Material:
(begin)
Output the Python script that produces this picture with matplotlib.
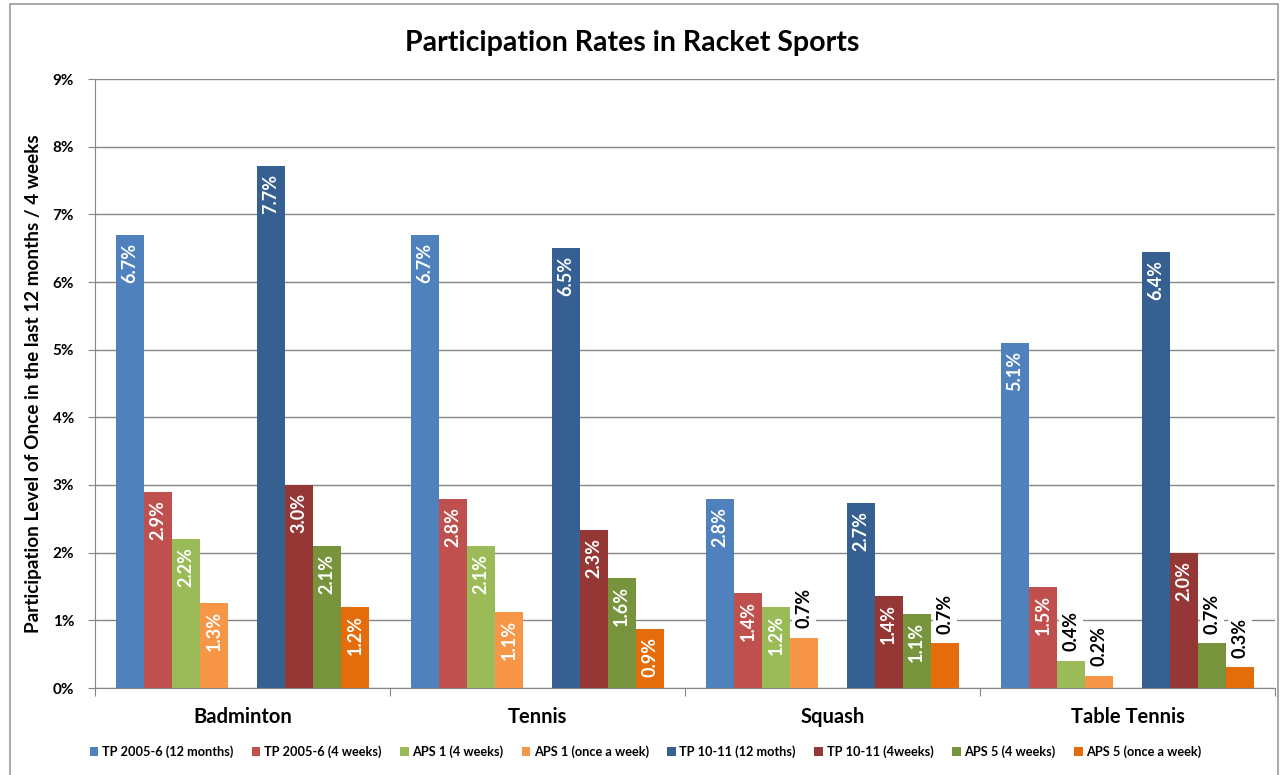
import matplotlib.pyplot as plt
from matplotlib.patches import Rectangle
from matplotlib.ticker import FixedLocator, FuncFormatter

plt.rcParams['font.family'] = ['Lato', 'DejaVu Sans']
plt.rcParams['font.weight'] = 'bold'

categories = ["Badminton", "Tennis", "Squash", "Table Tennis"]

series_names = [
    "TP 2005-6 (12 months)",
    "TP 2005-6 (4 weeks)",
    "APS 1 (4 weeks)",
    "APS 1 (once a week)",
    "TP 10-11 (12 moths)",
    "TP 10-11 (4weeks)",
    "APS 5 (4 weeks)",
    "APS 5 (once a week)",
]

tp0506_12m = [6.7, 6.7, 2.8, 5.1]
tp0506_4w = [2.9, 2.8, 1.4, 1.5]
aps1_4w = [2.2, 2.1, 1.2, 0.4]
aps1_week = [1.26, 1.12, 0.74, 0.18]
tp1011_12m = [7.72, 6.5, 2.74, 6.44]
tp1011_4w = [3.0, 2.34, 1.36, 1.99]
aps5_4w = [2.1, 1.63, 1.09, 0.66]
aps5_week = [1.2, 0.87, 0.66, 0.31]

series_values = [tp0506_12m, tp0506_4w, aps1_4w, aps1_week,
                 tp1011_12m, tp1011_4w, aps5_4w, aps5_week]

colors = ["#4F81BD", "#C0504D", "#9BBB59", "#F79646",
          "#376092", "#953735", "#77933C", "#E46C0A"]

# slot 4 is left empty, as in the original sheet
slots = [0, 1, 2, 3, 5, 6, 7, 8]

fig = plt.figure(figsize=(12.83, 7.75), dpi=100)
ax = fig.add_axes([95 / 1283, 1 - 688 / 775, 1180 / 1283, (688 - 79) / 775])

width = 1 / 10.5
handles = []
for k in range(len(series_values)):
    xs = [c + (slots[k] - 4) * width for c in range(len(categories))]
    bars = ax.bar(xs, series_values[k], width=width, color=colors[k],
                  label=series_names[k], zorder=3)
    handles.append(bars)
    for x, v in zip(xs, series_values[k]):
        text = "%.1f%%" % v
        if v >= 0.8:
            ax.text(x, v - 0.12, text, rotation=90, ha="center", va="top",
                    color="white", fontsize=13, fontweight="bold", zorder=4)
        else:
            ax.text(x, v + 0.14, text, rotation=90, ha="center", va="bottom",
                    color="black", fontsize=13, fontweight="bold", zorder=4,
                    bbox=dict(facecolor="white", edgecolor="none", pad=2.5))

ax.set_xlim(-0.5, len(categories) - 0.5)
ax.set_ylim(0, 9)
ax.yaxis.set_major_locator(FixedLocator(range(0, 10)))
ax.yaxis.set_major_formatter(FuncFormatter(lambda v, p: "%d%%" % v))
ax.grid(axis="y", color="#868686", linewidth=1, zorder=0)

ax.set_xticks([i - 0.5 for i in range(len(categories) + 1)])
ax.set_xticklabels([])
ax.set_xticks(range(len(categories)), minor=True)
ax.set_xticklabels(categories, minor=True, fontsize=14.5, fontweight="bold")
ax.tick_params(axis="x", which="major", length=6, color="#868686")
ax.tick_params(axis="x", which="minor", length=0, pad=14)
ax.tick_params(axis="y", length=5, color="#868686", labelsize=11, pad=10)

for s in ["top", "right"]:
    ax.spines[s].set_visible(False)
for s in ["left", "bottom"]:
    ax.spines[s].set_color("#868686")

ax.set_ylabel("Participation Level of Once in the last 12 months / 4 weeks",
              fontsize=13.6, fontweight="bold")
ax.yaxis.set_label_coords(-0.045, 0.5)

fig.text(632 / 1283, 1 - 43 / 775, "Participation Rates in Racket Sports",
         ha="center", va="center", fontsize=20.5, fontweight="bold")

fig.legend(handles=handles, loc="center", bbox_to_anchor=(0.503, 1 - 752 / 775),
           ncol=8, frameon=False, fontsize=9.2, handlelength=0.7, handleheight=0.7,
           handletextpad=0.25, columnspacing=1.45)

fig.patches.append(Rectangle((10 / 1283, -0.01), 1268 / 1283, 1.01 - 4 / 775,
                             transform=fig.transFigure, fill=False,
                             edgecolor="#9a9a9a", linewidth=1.2))

fig.savefig("out.png", dpi=100)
(end)
Task objective:
Restate the whole of the material word for word without the pictures.

Result of the task:
Output the Python script that produces this picture with matplotlib.
import matplotlib.pyplot as plt
from matplotlib.patches import Rectangle
from matplotlib.ticker import FixedLocator, FuncFormatter

plt.rcParams['font.family'] = ['Lato', 'DejaVu Sans']
plt.rcParams['font.weight'] = 'bold'

categories = ["Badminton", "Tennis", "Squash", "Table Tennis"]

series_names = [
    "TP 2005-6 (12 months)",
    "TP 2005-6 (4 weeks)",
    "APS 1 (4 weeks)",
    "APS 1 (once a week)",
    "TP 10-11 (12 moths)",
    "TP 10-11 (4weeks)",
    "APS 5 (4 weeks)",
    "APS 5 (once a week)",
]

tp0506_12m = [6.7, 6.7, 2.8, 5.1]
tp0506_4w = [2.9, 2.8, 1.4, 1.5]
aps1_4w = [2.2, 2.1, 1.2, 0.4]
aps1_week = [1.26, 1.12, 0.74, 0.18]
tp1011_12m = [7.72, 6.5, 2.74, 6.44]
tp1011_4w = [3.0, 2.34, 1.36, 1.99]
aps5_4w = [2.1, 1.63, 1.09, 0.66]
aps5_week = [1.2, 0.87, 0.66, 0.31]

series_values = [tp0506_12m, tp0506_4w, aps1_4w, aps1_week,
                 tp1011_12m, tp1011_4w, aps5_4w, aps5_week]

colors = ["#4F81BD", "#C0504D", "#9BBB59", "#F79646",
          "#376092", "#953735", "#77933C", "#E46C0A"]

# slot 4 is left empty, as in the original sheet
slots = [0, 1, 2, 3, 5, 6, 7, 8]

fig = plt.figure(figsize=(12.83, 7.75), dpi=100)
ax = fig.add_axes([95 / 1283, 1 - 688 / 775, 1180 / 1283, (688 - 79) / 775])

width = 1 / 10.5
handles = []
for k in range(len(series_values)):
    xs = [c + (slots[k] - 4) * width for c in range(len(categories))]
    bars = ax.bar(xs, series_values[k], width=width, color=colors[k],
                  label=series_names[k], zorder=3)
    handles.append(bars)
    for x, v in zip(xs, series_values[k]):
        text = "%.1f%%" % v
        if v >= 0.8:
            ax.text(x, v - 0.12, text, rotation=90, ha="center", va="top",
                    color="white", fontsize=13, fontweight="bold", zorder=4)
        else:
            ax.text(x, v + 0.14, text, rotation=90, ha="center", va="bottom",
                    color="black", fontsize=13, fontweight="bold", zorder=4,
                    bbox=dict(facecolor="white", edgecolor="none", pad=2.5))

ax.set_xlim(-0.5, len(categories) - 0.5)
ax.set_ylim(0, 9)
ax.yaxis.set_major_locator(FixedLocator(range(0, 10)))
ax.yaxis.set_major_formatter(FuncFormatter(lambda v, p: "%d%%" % v))
ax.grid(axis="y", color="#868686", linewidth=1, zorder=0)

ax.set_xticks([i - 0.5 for i in range(len(categories) + 1)])
ax.set_xticklabels([])
ax.set_xticks(range(len(categories)), minor=True)
ax.set_xticklabels(categories, minor=True, fontsize=14.5, fontweight="bold")
ax.tick_params(axis="x", which="major", length=6, color="#868686")
ax.tick_params(axis="x", which="minor", length=0, pad=14)
ax.tick_params(axis="y", length=5, color="#868686", labelsize=11, pad=10)

for s in ["top", "right"]:
    ax.spines[s].set_visible(False)
for s in ["left", "bottom"]:
    ax.spines[s].set_color("#868686")

ax.set_ylabel("Participation Level of Once in the last 12 months / 4 weeks",
              fontsize=13.6, fontweight="bold")
ax.yaxis.set_label_coords(-0.045, 0.5)

fig.text(632 / 1283, 1 - 43 / 775, "Participation Rates in Racket Sports",
         ha="center", va="center", fontsize=20.5, fontweight="bold")

fig.legend(handles=handles, loc="center", bbox_to_anchor=(0.503, 1 - 752 / 775),
           ncol=8, frameon=False, fontsize=9.2, handlelength=0.7, handleheight=0.7,
           handletextpad=0.25, columnspacing=1.45)

fig.patches.append(Rectangle((10 / 1283, -0.01), 1268 / 1283, 1.01 - 4 / 775,
                             transform=fig.transFigure, fill=False,
                             edgecolor="#9a9a9a", linewidth=1.2))

fig.savefig("out.png", dpi=100)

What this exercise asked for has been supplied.